JC: I’ve been really fortunate to have done a lot of interesting things in my career and my life. I spent several years working on a technology that would examine a patient’s tumor tissue and try and measure the amount of different proteins that may be driving that tumor. This was actually a pretty complex problem. And over the span of several years, I got to watch this grow from an early idea at a university to a test that was actually being used by physicians. And the best moment ever was when I sat in a physician’s office and she told me stories and showed me photos of patients who had benefited from the decisions driven by that test. That was tremendously gratifying.
mK: Pretty cool… Seeing the fruits of your labor had to be very humbling! Based on what you’ve observed, what is the toughest challenge a survivor faces?
JC: Uncertainty. Not even sure how to say more, it’s such a singular thing. I mean, even to be able to say ‘I beat this’. There are so many events between that first diagnosis and treatment (and maybe many treatments). It can be so exhausting and so I’m sure realizing that one is a survivor is not as simple as it sounds when I write it.
mK: Survivorship really is a complex range of emotions. What is your guilty pleasure?
JC: Well, I could say something like cheeseburgers, but that’s really not anything hidden and I don’t feel that guilty about it. I like to watch Andy Cohen’s Watch What Happens TV show and I sing in my car when no one’s looking.
mK: HAHAHA! Getting caught singing in the car at a stop light is pretty embarrassing when you think you’re alone! What do you like to do in your spare time?
JC: (lol) What spare time?! I have a horse and I love to go riding or even on some days just go to the barn and give her carrots and I just find being there relaxing. I also get on these jags where I like to ‘make’ things, nothing in particular, but if I think of some little machine or device I can build or play with I tend to like learn and do.

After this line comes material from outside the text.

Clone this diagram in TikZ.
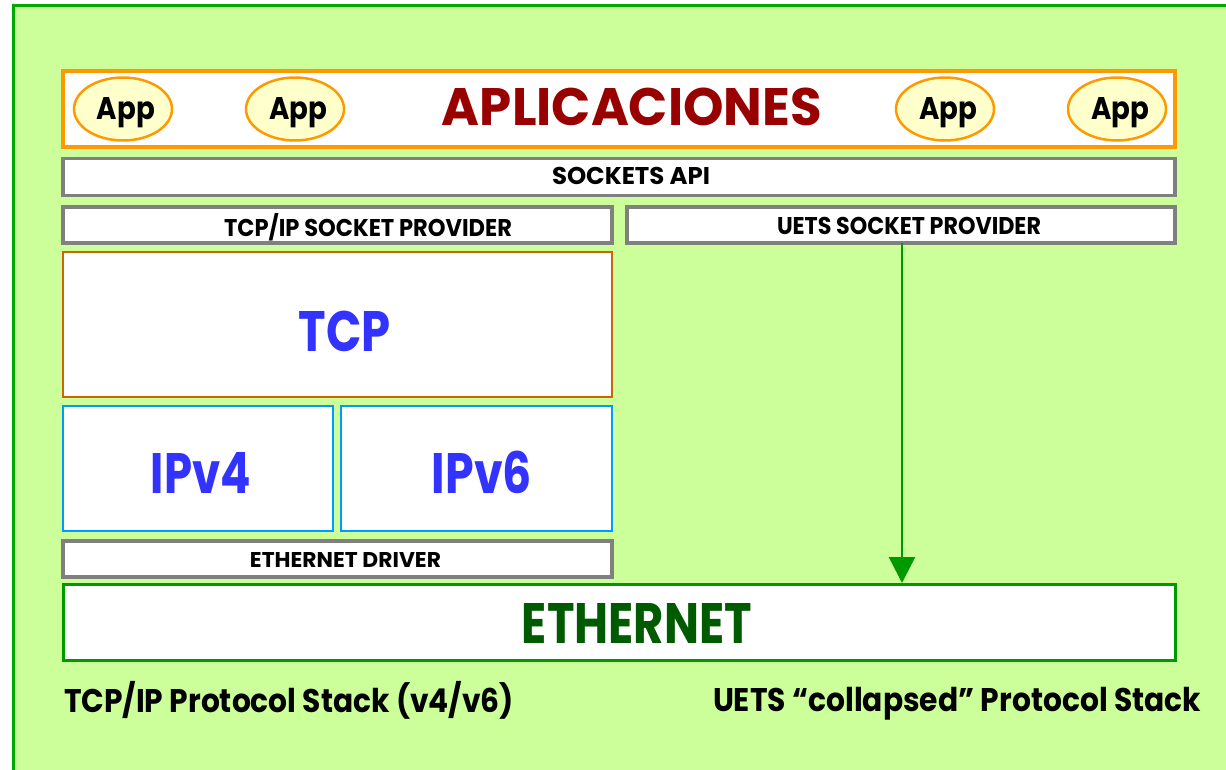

mK: Any advice for people or loved ones that get daunting diagnoses?
JC: I think for me, after a recent experience with a family member, I think that along with the advice that many have given regarding being close to one and other, I think that there is also a need for people to be forgiving of each other and themselves. A daunting diagnosis is a scary thing and everyone acts or feels a little differently and they need to know they can be comfortable to express things and be loved and forgiven no matter what. They need to know that even though others may approach the problem differently or react differently, in the end, it’s a very personal moment and we all need to give each other some room to react.

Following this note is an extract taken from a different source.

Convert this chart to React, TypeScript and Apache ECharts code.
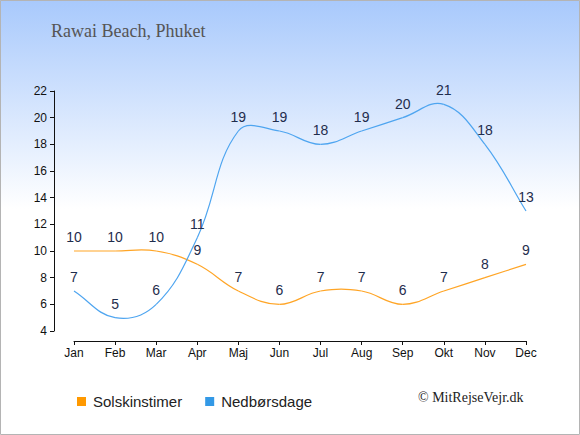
import React, { useEffect, useRef } from "react";
import * as echarts from "echarts";

const months = ["Jan", "Feb", "Mar", "Apr", "Maj", "Jun", "Jul", "Aug", "Sep", "Okt", "Nov", "Dec"];
const sunHours = [10, 10, 10, 9, 7, 6, 7, 7, 6, 7, 8, 9];
const rainDays = [7, 5, 6, 11, 19, 19, 18, 19, 20, 21, 18, 13];
const yTicks = { min: 4, max: 22, interval: 2 };
const titleText = "Rawai Beach, Phuket";
const creditText = "© MitRejseVejr.dk";
const seriesNames = ["Solskinstimer", "Nedbørsdage"];

type P = [number, number];

const SMOOTH = 0.4;

// distance-weighted cardinal smoothing (no clamping)
function controls(pts: P[], i: number) {
  const [x, y] = pts[i];
  const prev = i > 0 ? pts[i - 1] : pts[i];
  const next = i < pts.length - 1 ? pts[i + 1] : pts[i];
  const vx = next[0] - prev[0];
  const vy = next[1] - prev[1];
  const d0 = Math.hypot(x - prev[0], y - prev[1]);
  const d1 = Math.hypot(next[0] - x, next[1] - y);
  const ratio = d0 + d1 === 0 ? 0.5 : d1 / (d0 + d1);
  return {
    l: [x - vx * SMOOTH * (1 - ratio), y - vy * SMOOTH * (1 - ratio)] as P,
    r: [x + vx * SMOOTH * ratio, y + vy * SMOOTH * ratio] as P,
  };
}

function splineSeries(values: number[], color: string) {
  return {
    type: "custom",
    coordinateSystem: "cartesian2d",
    silent: true,
    z: 2,
    data: values.slice(0, -1).map((v, i) => [i, v]),
    encode: { x: 0, y: 1 },
    renderItem: (params: any, api: any) => {
      const i = params.dataIndex;
      const pts: P[] = values.map((v, k) => api.coord([k, v]) as P);
      const a = controls(pts, i);
      const b = controls(pts, i + 1);
      return {
        type: "bezierCurve",
        shape: {
          x1: pts[i][0],
          y1: pts[i][1],
          x2: pts[i + 1][0],
          y2: pts[i + 1][1],
          cpx1: a.r[0],
          cpy1: a.r[1],
          cpx2: b.l[0],
          cpy2: b.l[1],
        },
        style: { stroke: color, fill: "none", lineWidth: 1.2 },
      };
    },
  };
}

export default function App() {
  const ref = useRef<HTMLDivElement>(null);
  useEffect(() => {
    if (!ref.current) return;
    const chart = echarts.init(ref.current, undefined, { renderer: "svg" });
    const labelStyle = {
      show: true,
      position: "top" as const,
      distance: 6,
      color: "#1f2d4d",
      fontSize: 14,
      fontFamily: "Liberation Sans, Arial, sans-serif",
    };
    const labelSeries = (name: string, values: number[], color: string) => ({
      name,
      type: "line",
      data: values,
      symbol: "circle",
      symbolSize: 2,
      showSymbol: true,
      color,
      itemStyle: { color: "rgba(0,0,0,0)", borderWidth: 0 },
      lineStyle: { width: 0, color: "rgba(0,0,0,0)" },
      label: labelStyle,
      labelLayout: { hideOverlap: false },
      z: 4,
    });
    chart.setOption({
      animation: false,
      backgroundColor: new echarts.graphic.LinearGradient(0, 0, 0, 1, [
        { offset: 0, color: "#a8c9fc" },
        { offset: 0.48, color: "#ffffff" },
        { offset: 1, color: "#ffffff" },
      ]),
      grid: { left: 74, right: 54, top: 91, bottom: 104, containLabel: false },
      legend: {
        left: 72,
        top: 389,
        icon: "rect",
        itemWidth: 9,
        itemHeight: 9,
        itemGap: 23,
        textStyle: { fontSize: 15, color: "#222", fontFamily: "Liberation Sans, Arial, sans-serif", padding: [0, 0, 0, 2] },
        data: seriesNames.map((n, i) => ({ name: n, itemStyle: { color: i === 0 ? "#ff9900" : "#3399e6", opacity: 1 } })),
      },
      xAxis: {
        type: "category",
        data: months,
        boundaryGap: false,
        offset: 10,
        axisLine: { lineStyle: { color: "#111", width: 1 } },
        axisTick: { show: true, length: 4, alignWithLabel: true, lineStyle: { color: "#111" } },
        axisLabel: { color: "#111", fontSize: 12, margin: 6, fontFamily: "Liberation Sans, Arial, sans-serif" },
        splitLine: { show: false },
      },
      yAxis: {
        type: "value",
        min: yTicks.min,
        max: yTicks.max,
        interval: yTicks.interval,
        offset: 20,
        axisLine: { show: true, lineStyle: { color: "#111", width: 1 } },
        axisTick: { show: true, length: 4, lineStyle: { color: "#111" } },
        axisLabel: { color: "#111", fontSize: 12, margin: 7, fontFamily: "Liberation Sans, Arial, sans-serif" },
        splitLine: { show: false },
      },
      graphic: [
        {
          type: "rect",
          shape: { x: 0.5, y: 0.5, width: 579, height: 434 },
          style: { fill: "none", stroke: "#b4b4b4", lineWidth: 1 },
          silent: true,
        },
        {
          type: "text",
          left: 51,
          top: 22,
          style: {
            text: titleText,
            fill: "#555",
            font: "18px 'Liberation Serif', 'DejaVu Serif', serif",
          },
        },
        {
          type: "text",
          left: 418,
          top: 390,
          style: {
            text: creditText,
            fill: "#222",
            font: "14px 'Liberation Serif', 'DejaVu Serif', serif",
          },
        },
      ],
      series: [
        splineSeries(sunHours, "#ffa526"),
        splineSeries(rainDays, "#4ea5f0"),
        labelSeries(seriesNames[0], sunHours, "#ff9900"),
        labelSeries(seriesNames[1], rainDays, "#3399e6"),
      ],
    });
    return () => chart.dispose();
  }, []);
  return <div ref={ref} style={{ position: "fixed", left: 0, top: 0, width: 580, height: 435 }} />;
}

mK: Tell us something about yourself that people probably didn’t know… anything.
JC: I kept bees for about three years. Wasn’t that good at it, but it was one of those little ‘jags’ I mentioned where I wanted to try it (and get over my fear of bees).
mK: Any parting words for all the mAss Kickers?
JC: Keep up the fight and spreading the message that you and others are out there. It’s easy to feel really alone with a bad diagnosis and so knowing others are out there who are in the same boat and working on a common cause can make someone feel much better.
Dr. Jason Christiansen: bee keeper, horseman, tinkerer, car crooner, accomplished oncology researcher, and driven mAss Kicker! Thanks again for doing this Dr. Christiansen. Thanks for all you’ve accomplished for oncology patients. Check out the clinical trial STARTRK-2 to see if you or someone you know is eligible for this trial.